## Work instructions
Reproduce, character for character, the lines below from the first through the one with "const X_TICKS = [0, 200, 400, 600, 800, 1000];". Leave pictures out.

☆ ☆ ☆ ☆

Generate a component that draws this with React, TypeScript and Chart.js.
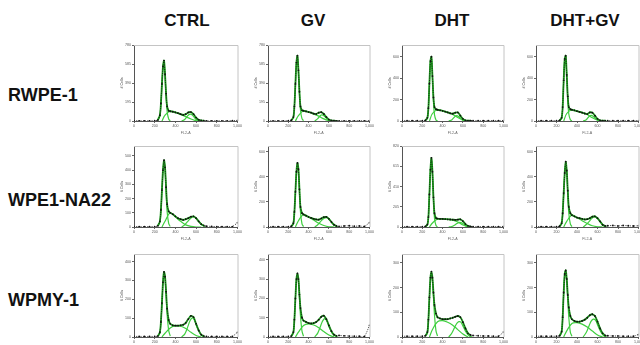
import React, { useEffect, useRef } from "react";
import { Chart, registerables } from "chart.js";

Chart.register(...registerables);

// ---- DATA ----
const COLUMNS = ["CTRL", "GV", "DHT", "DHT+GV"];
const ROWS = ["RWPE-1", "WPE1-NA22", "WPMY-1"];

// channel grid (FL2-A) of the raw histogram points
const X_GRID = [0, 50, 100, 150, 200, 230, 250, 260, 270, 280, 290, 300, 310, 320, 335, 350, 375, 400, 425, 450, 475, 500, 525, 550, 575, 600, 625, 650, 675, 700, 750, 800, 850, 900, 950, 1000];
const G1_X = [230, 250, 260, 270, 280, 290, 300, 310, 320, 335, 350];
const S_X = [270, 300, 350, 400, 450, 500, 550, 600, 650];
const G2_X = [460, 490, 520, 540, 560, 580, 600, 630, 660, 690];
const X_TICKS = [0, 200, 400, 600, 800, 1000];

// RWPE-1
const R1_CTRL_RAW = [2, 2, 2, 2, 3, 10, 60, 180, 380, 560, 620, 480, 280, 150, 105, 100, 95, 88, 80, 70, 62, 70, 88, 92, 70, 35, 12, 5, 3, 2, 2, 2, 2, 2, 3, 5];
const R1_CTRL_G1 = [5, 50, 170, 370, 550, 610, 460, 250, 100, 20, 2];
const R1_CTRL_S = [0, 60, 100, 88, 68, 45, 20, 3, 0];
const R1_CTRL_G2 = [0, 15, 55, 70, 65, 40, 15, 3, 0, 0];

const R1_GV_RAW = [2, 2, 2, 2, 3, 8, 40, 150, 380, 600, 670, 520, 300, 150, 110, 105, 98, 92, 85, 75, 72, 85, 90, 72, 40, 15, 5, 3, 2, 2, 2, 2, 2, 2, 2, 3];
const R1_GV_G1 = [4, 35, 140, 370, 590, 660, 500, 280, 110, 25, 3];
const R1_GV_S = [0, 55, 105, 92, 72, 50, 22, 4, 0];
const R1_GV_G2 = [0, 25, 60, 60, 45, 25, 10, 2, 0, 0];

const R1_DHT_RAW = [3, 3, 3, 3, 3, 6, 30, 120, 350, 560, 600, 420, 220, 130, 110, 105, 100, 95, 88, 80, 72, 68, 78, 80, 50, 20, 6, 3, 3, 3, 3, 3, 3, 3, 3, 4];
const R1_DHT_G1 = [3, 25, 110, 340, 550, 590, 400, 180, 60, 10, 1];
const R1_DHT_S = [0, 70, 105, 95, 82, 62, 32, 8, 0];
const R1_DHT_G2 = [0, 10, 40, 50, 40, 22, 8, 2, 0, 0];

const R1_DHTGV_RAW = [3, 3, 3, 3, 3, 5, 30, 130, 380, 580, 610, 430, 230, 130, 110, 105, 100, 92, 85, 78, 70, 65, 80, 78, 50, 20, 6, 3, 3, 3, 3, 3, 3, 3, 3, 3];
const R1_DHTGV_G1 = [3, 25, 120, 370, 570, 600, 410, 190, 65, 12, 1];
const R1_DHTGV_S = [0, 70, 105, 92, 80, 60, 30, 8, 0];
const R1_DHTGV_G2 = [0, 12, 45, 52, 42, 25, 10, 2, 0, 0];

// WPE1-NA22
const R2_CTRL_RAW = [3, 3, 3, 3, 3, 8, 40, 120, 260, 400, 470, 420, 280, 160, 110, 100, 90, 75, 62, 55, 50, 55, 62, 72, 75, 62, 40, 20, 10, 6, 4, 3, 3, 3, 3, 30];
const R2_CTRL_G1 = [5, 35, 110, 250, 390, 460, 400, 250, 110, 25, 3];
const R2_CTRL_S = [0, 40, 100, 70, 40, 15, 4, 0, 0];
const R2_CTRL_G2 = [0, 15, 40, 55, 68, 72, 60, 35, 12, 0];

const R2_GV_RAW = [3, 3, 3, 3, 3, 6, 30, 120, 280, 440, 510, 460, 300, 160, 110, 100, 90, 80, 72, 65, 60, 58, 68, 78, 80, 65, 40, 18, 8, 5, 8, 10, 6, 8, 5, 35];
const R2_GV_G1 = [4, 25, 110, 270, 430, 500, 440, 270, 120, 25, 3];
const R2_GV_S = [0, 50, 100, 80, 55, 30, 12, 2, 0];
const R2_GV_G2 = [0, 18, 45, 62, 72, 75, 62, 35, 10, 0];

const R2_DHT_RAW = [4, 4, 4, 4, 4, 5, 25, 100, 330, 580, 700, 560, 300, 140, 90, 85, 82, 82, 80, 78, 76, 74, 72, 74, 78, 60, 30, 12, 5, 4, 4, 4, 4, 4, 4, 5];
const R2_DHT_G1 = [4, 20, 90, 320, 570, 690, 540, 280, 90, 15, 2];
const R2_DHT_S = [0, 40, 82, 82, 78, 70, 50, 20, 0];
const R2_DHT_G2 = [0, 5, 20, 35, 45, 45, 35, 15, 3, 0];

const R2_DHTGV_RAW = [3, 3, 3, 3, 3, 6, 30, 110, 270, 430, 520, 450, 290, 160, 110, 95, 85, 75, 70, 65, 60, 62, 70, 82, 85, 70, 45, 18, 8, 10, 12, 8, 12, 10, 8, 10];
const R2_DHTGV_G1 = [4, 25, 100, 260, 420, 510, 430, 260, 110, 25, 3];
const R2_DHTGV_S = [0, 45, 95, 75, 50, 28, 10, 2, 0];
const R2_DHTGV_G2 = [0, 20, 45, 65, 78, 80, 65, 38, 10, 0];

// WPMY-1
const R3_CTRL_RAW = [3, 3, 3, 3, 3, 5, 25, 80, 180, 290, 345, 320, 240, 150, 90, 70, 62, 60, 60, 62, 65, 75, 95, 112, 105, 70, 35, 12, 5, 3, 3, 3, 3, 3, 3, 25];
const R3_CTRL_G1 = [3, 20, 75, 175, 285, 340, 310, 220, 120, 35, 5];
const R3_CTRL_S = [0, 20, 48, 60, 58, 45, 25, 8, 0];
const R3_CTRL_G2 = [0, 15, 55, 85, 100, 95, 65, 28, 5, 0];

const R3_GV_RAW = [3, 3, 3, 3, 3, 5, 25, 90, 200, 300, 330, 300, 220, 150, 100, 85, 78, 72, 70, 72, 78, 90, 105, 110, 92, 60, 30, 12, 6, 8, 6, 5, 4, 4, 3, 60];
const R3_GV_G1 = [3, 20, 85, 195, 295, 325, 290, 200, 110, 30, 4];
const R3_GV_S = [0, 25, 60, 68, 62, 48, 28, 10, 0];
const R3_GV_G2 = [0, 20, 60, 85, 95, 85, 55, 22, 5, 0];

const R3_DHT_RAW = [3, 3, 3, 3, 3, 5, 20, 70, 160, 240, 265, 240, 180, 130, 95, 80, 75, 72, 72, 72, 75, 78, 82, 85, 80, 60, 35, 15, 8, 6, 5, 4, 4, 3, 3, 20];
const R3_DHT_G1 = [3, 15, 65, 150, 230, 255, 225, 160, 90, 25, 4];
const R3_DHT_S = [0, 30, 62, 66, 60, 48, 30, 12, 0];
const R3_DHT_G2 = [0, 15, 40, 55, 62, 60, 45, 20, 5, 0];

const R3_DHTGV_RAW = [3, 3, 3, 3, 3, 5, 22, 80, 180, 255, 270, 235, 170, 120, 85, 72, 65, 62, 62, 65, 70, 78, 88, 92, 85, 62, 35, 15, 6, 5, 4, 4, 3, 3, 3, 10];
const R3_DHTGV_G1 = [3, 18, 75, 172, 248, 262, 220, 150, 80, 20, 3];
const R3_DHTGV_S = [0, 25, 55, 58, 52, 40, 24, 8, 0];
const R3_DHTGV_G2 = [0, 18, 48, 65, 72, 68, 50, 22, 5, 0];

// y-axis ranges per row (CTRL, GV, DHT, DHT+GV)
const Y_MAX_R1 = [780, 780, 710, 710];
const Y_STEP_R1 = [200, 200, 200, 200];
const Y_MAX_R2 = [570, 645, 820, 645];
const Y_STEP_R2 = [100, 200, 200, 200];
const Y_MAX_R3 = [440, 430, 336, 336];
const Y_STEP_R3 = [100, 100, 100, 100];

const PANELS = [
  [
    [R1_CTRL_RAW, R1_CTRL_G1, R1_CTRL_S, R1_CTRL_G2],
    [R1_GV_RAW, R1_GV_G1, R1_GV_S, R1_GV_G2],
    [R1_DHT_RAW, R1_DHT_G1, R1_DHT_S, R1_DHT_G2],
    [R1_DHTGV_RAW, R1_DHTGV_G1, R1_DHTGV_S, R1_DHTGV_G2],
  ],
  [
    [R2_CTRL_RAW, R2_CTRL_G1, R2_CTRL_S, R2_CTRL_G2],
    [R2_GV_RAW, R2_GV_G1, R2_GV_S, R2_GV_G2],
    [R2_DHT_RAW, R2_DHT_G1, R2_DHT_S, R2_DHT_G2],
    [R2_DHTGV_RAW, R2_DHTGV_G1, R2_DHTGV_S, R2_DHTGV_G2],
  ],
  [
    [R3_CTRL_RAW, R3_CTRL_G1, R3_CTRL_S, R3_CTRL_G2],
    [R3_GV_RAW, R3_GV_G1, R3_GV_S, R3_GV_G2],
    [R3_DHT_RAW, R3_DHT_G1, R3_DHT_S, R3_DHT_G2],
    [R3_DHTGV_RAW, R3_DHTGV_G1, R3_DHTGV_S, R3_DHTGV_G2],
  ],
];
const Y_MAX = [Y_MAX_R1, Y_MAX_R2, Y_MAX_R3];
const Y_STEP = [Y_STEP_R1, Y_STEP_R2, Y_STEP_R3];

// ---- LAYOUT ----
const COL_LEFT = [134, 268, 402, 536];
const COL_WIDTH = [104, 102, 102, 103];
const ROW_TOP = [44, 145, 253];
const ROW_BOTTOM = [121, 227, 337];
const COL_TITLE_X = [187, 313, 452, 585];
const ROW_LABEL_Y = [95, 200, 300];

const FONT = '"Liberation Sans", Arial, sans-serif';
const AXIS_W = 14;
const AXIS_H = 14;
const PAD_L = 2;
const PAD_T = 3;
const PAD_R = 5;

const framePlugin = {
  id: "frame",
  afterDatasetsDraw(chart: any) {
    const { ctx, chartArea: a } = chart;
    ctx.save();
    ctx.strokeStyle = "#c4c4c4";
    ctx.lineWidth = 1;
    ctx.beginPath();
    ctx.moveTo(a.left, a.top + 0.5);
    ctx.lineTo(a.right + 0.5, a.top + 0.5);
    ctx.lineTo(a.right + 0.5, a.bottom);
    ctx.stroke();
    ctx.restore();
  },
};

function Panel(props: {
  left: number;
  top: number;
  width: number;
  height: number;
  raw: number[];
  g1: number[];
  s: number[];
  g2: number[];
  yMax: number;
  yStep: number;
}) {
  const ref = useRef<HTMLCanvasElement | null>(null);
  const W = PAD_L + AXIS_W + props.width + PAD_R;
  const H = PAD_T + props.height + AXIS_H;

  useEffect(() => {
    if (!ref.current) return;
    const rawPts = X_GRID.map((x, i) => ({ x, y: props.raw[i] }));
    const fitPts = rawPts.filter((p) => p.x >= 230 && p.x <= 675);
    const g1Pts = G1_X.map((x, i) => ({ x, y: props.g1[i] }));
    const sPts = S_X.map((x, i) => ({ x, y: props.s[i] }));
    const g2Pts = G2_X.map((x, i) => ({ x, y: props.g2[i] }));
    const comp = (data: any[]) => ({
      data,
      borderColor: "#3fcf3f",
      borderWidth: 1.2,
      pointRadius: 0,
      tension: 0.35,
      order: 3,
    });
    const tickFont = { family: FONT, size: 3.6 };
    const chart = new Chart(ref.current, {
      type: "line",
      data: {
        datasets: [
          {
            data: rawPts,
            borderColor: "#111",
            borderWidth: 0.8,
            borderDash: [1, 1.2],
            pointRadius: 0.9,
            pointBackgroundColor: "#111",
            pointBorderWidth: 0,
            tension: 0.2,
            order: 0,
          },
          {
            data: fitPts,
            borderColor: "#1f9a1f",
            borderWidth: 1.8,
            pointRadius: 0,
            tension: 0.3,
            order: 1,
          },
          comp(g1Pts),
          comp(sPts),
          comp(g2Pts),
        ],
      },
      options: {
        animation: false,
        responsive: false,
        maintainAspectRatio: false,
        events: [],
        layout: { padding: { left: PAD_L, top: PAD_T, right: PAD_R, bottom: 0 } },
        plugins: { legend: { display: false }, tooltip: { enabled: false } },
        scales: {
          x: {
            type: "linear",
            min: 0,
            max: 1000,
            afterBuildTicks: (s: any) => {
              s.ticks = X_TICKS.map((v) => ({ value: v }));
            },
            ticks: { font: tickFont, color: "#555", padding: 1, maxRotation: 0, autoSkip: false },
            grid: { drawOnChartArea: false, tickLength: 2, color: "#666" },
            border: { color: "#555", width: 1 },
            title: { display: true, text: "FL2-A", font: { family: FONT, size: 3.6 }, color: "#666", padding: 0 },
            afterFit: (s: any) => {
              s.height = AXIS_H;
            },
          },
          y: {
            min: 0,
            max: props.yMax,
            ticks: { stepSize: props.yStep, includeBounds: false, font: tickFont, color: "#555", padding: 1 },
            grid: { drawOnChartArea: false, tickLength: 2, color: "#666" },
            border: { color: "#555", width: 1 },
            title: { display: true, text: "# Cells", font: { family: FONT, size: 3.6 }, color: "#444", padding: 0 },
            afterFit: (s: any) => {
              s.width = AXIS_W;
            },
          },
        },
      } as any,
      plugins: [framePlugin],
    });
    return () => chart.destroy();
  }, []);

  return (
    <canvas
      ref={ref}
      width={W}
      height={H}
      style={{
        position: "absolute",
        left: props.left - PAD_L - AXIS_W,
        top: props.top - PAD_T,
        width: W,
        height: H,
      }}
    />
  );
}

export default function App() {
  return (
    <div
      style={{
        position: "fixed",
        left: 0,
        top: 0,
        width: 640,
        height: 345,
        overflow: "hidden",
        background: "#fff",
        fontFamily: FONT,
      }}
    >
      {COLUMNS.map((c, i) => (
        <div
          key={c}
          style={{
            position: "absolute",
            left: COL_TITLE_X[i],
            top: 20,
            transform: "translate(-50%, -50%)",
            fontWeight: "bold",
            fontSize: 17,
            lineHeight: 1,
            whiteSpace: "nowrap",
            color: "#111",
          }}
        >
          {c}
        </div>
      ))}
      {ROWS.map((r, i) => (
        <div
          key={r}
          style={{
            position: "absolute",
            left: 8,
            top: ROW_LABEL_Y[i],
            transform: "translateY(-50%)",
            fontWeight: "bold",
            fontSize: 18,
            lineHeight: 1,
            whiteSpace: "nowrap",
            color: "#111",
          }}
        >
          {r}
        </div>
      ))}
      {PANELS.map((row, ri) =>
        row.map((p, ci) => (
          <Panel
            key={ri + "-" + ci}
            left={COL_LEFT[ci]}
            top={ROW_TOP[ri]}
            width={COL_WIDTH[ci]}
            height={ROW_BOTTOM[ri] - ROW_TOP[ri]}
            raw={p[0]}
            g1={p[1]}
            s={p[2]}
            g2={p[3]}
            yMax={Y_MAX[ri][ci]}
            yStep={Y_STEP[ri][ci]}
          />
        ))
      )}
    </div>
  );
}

☆ ☆ ☆ ☆

## Written response
Generate a component that draws this with React, TypeScript and Chart.js.
import React, { useEffect, useRef } from "react";
import { Chart, registerables } from "chart.js";

Chart.register(...registerables);

// ---- DATA ----
const COLUMNS = ["CTRL", "GV", "DHT", "DHT+GV"];
const ROWS = ["RWPE-1", "WPE1-NA22", "WPMY-1"];

// channel grid (FL2-A) of the raw histogram points
const X_GRID = [0, 50, 100, 150, 200, 230, 250, 260, 270, 280, 290, 300, 310, 320, 335, 350, 375, 400, 425, 450, 475, 500, 525, 550, 575, 600, 625, 650, 675, 700, 750, 800, 850, 900, 950, 1000];
const G1_X = [230, 250, 260, 270, 280, 290, 300, 310, 320, 335, 350];
const S_X = [270, 300, 350, 400, 450, 500, 550, 600, 650];
const G2_X = [460, 490, 520, 540, 560, 580, 600, 630, 660, 690];
const X_TICKS = [0, 200, 400, 600, 800, 1000];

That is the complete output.